University of Illinois Extension warns that cutting below green leaves kills that part of the plant. Once you remove all the foliage from a stem, that branch dies for good. This explains why so many lavender plants end up with dead patches and bare centers.
Cutting Into Bare Wood
- The problem: Lavender stems turn woody and brown as they age, but these sections cannot produce new growth like other shrubs can.
- The result: Any stem cut below the green foliage will die back and never recover, leaving permanent bare spots on your plant.
- The fix: Always cut at least two inches above where green leaves start, keeping plenty of foliage on each branch.
Pruning Too Late in Fall
- The problem: Late cuts trigger new growth that won't have time to harden off before frost hits your garden.

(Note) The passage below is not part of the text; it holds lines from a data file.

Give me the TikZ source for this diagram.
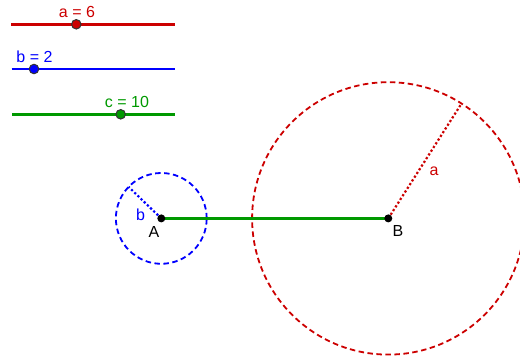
\documentclass[tikz,border=0pt]{standalone}
\usepackage{fontspec}
\setmainfont{Liberation Sans}
\usetikzlibrary{calc}
\definecolor{ggred}{RGB}{204,0,0}
\definecolor{ggblue}{RGB}{0,0,255}
\definecolor{gggreen}{RGB}{0,153,0}
\tikzset{
  slider/.style={line width=2.7pt},
  sdot/.style={circle,inner sep=0pt,minimum size=9.5pt,draw=black!80,line width=1pt},
  pdot/.style={circle,inner sep=0pt,minimum size=8pt,fill=black},
  lbl/.style={inner sep=0pt,font=\fontsize{16}{19}\selectfont},
  dcirc/.style={line width=1.8pt,dash pattern=on 5.5pt off 3.5pt},
  drad/.style={line width=2.2pt,dash pattern=on 2.2pt off 2.2pt},
}
\begin{document}
\begin{tikzpicture}[x=1pt,y=-1pt]
\useasboundingbox (0,0) rectangle (520,358);
\clip (0,0) rectangle (520,358);
% sliders
\coordinate (a1) at (11,24.3);
\coordinate (a2) at (174.5,24.3);
\draw[slider,ggred] (a1) -- (a2);
\node[sdot,fill=ggred] (sa) at (76.3,24.3) {};
\node[lbl,text=ggred] (la) at (77,11.7) {a = 6};
\coordinate (b1) at (11.7,69);
\coordinate (b2) at (175,69);
\draw[slider,ggblue] (b1) -- (b2);
\node[sdot,fill=ggblue] (sb) at (34,69) {};
\node[lbl,text=ggblue] (lb) at (34.5,56.5) {b = 2};
\coordinate (c1) at (12,114.3);
\coordinate (c2) at (175,114.3);
\draw[slider,gggreen] (c1) -- (c2);
\node[sdot,fill=gggreen] (sc) at (120.7,114.3) {};
\node[lbl,text=gggreen] (lc) at (127,102) {c = 10};
% points
\coordinate (A) at (161.3,218.4);
\coordinate (B) at (388.3,218.4);
\draw[dcirc,ggblue] (A) circle[radius=45.4pt];
\draw[dcirc,ggred] (B) circle[radius=136.2pt];
\coordinate (Ar) at ($(A)+(-32.7,-31.5)$);
\coordinate (Br) at ($(B)+(73.2,-114.8)$);
\draw[drad,ggblue] (A) -- (Ar);
\draw[drad,ggred] (B) -- (Br);
\draw[gggreen,line width=3pt] (A) -- (B);
\node[pdot] (Ad) at (A) {};
\node[pdot] (Bd) at (B) {};
\node[lbl] (lA) at (154,231.5) {A};
\node[lbl] (lB) at (398,231) {B};
\node[lbl,text=ggblue] (lbb) at (140.5,215) {b};
\node[lbl,text=ggred] (laa) at (434,171) {a};
\end{tikzpicture}
\end{document}
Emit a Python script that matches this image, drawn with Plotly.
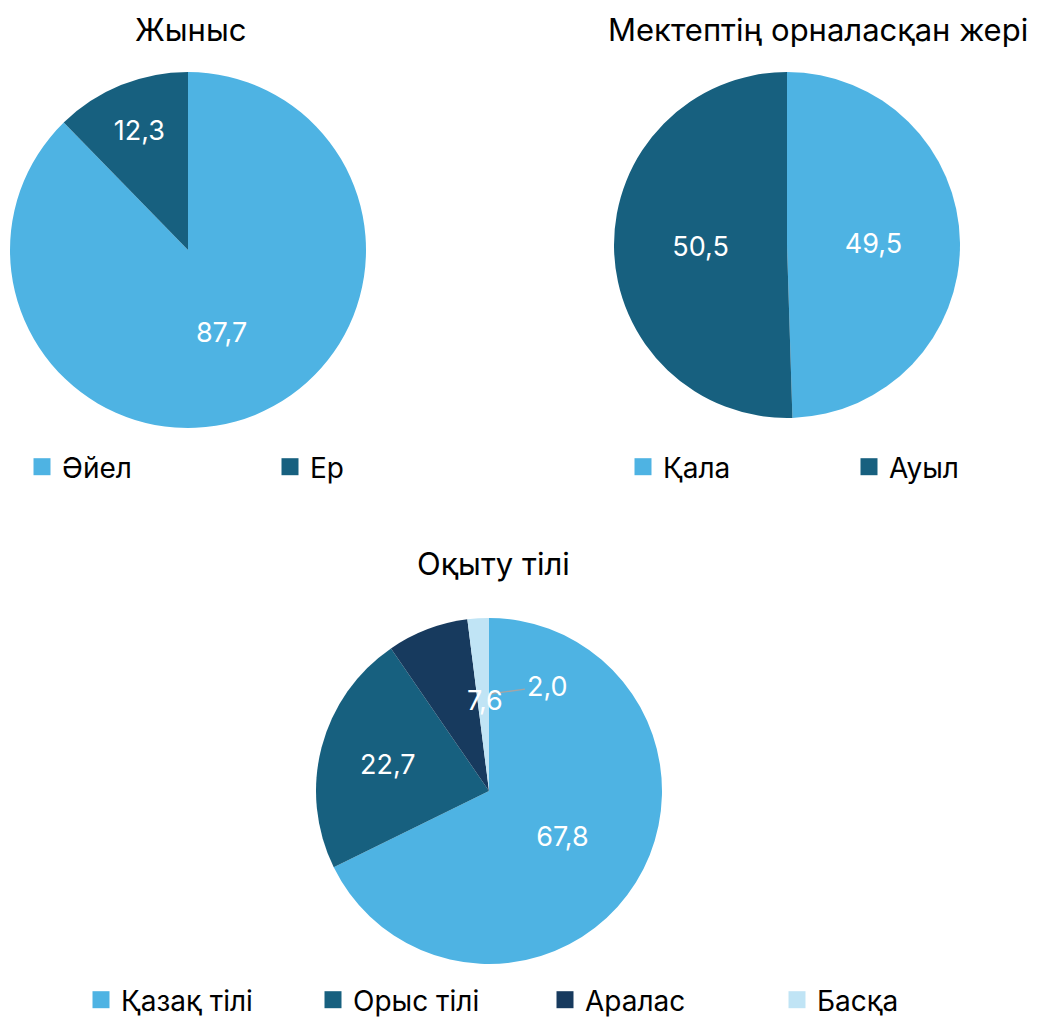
import plotly.graph_objects as go

# Data
gender_labels = ["Әйел", "Ер"]
gender_values = [87.7, 12.3]

location_labels = ["Қала", "Ауыл"]
location_values = [49.5, 50.5]

lang_labels = ["Қазақ тілі", "Орыс тілі", "Аралас", "Басқа"]
lang_values = [67.8, 22.7, 7.6, 2.0]

titles = ["Жыныс", "Мектептің орналасқан жері", "Оқыту тілі"]

C_LIGHT = "#4EB3E3"
C_TEAL = "#17607F"
C_NAVY = "#173A5E"
C_PALE = "#C0E4F5"

FONT = "Inter"
W, H = 1037, 1017

def px_x(v):
    return v / W

def px_y(v):
    return 1 - v / H

def fmt(v):
    return f"{v:.1f}".replace(".", ",")

fig = go.Figure()

common = dict(
    sort=False,
    direction="clockwise",
    rotation=0,
    texttemplate="%{value:.1f}",
    textposition="inside",
    insidetextorientation="horizontal",
    textfont=dict(color="white", size=27, family=FONT),
    marker=dict(line=dict(width=0)),
    hoverinfo="label+value",
)

fig.add_trace(go.Pie(
    labels=gender_labels, values=gender_values,
    marker_colors=[C_LIGHT, C_TEAL],
    domain=dict(x=[px_x(10), px_x(366)], y=[px_y(428), px_y(72)]),
    legend="legend", **common))

fig.add_trace(go.Pie(
    labels=location_labels, values=location_values,
    marker_colors=[C_LIGHT, C_TEAL],
    domain=dict(x=[px_x(614), px_x(960)], y=[px_y(418), px_y(72)]),
    legend="legend2", **common))

lang_common = dict(common)
lang_common["texttemplate"] = ["%{value:.1f}", "%{value:.1f}", "", ""]
fig.add_trace(go.Pie(
    labels=lang_labels, values=lang_values,
    marker_colors=[C_LIGHT, C_TEAL, C_NAVY, C_PALE],
    domain=dict(x=[px_x(316), px_x(662)], y=[px_y(964), px_y(618)]),
    legend="legend3", **lang_common))

# Labels for the two smallest slices (best-fit placement as in the reference)
fig.add_annotation(
    x=px_x(490), y=px_y(694), xref="paper", yref="paper",
    text=fmt(lang_values[3]), showarrow=True, arrowhead=0, arrowwidth=1.3,
    arrowcolor="#A5A5A5", ax=57, ay=-8, standoff=0,
    font=dict(color="white", size=27, family=FONT))
fig.add_annotation(
    x=px_x(485), y=px_y(700), xref="paper", yref="paper",
    text=fmt(lang_values[2]), showarrow=False,
    font=dict(color="white", size=27, family=FONT),
    xanchor="center", yanchor="middle")

title_pos = [(190, 30), (818, 30), (493, 563)]
for t, (x, y) in zip(titles, title_pos):
    fig.add_annotation(x=px_x(x), y=px_y(y), xref="paper", yref="paper",
                       text=t, showarrow=False,
                       font=dict(size=31, color="black", family=FONT),
                       xanchor="center", yanchor="middle")

leg_common = dict(orientation="h", font=dict(size=28, color="black", family=FONT),
                  bgcolor="rgba(0,0,0,0)", yanchor="middle", xanchor="left",
                  itemclick=False, itemdoubleclick=False, traceorder="normal")

fig.update_layout(
    width=W, height=H,
    margin=dict(l=0, r=0, t=0, b=0, autoexpand=False),
    paper_bgcolor="white", plot_bgcolor="white",
    separators=", ",
    font=dict(family=FONT),
    legend=dict(x=px_x(22), y=px_y(467), entrywidth=203, **leg_common),
    legend2=dict(x=px_x(623), y=px_y(467), entrywidth=181, **leg_common),
    legend3=dict(x=px_x(81), y=px_y(1000), entrywidth=187, **leg_common),
)

post = """
document.body.style.margin = '0';
document.querySelectorAll('.legendpoints path').forEach(function(p){
  p.setAttribute('d', 'M8.5,8.5H-8.5V-8.5H8.5Z');
});
"""

fig.write_html("out.html", post_script=post, config={"displayModeBar": False})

- The result: Tender new shoots get killed by cold, often damaging the older wood beneath and creating dead zones.
- The fix: Stop all pruning by mid-August in zones 5-6, or by late September in warmer zones 7 and above.
Removing Too Much at Once
- The problem: Taking more than one-third of the plant shocks the root system and removes too much food-producing foliage.
- The result: Stressed plants may die or take years to recover their shape and blooming ability.
- The fix: Stick to the one-third rule as your maximum, spreading heavier renovation over two or three seasons.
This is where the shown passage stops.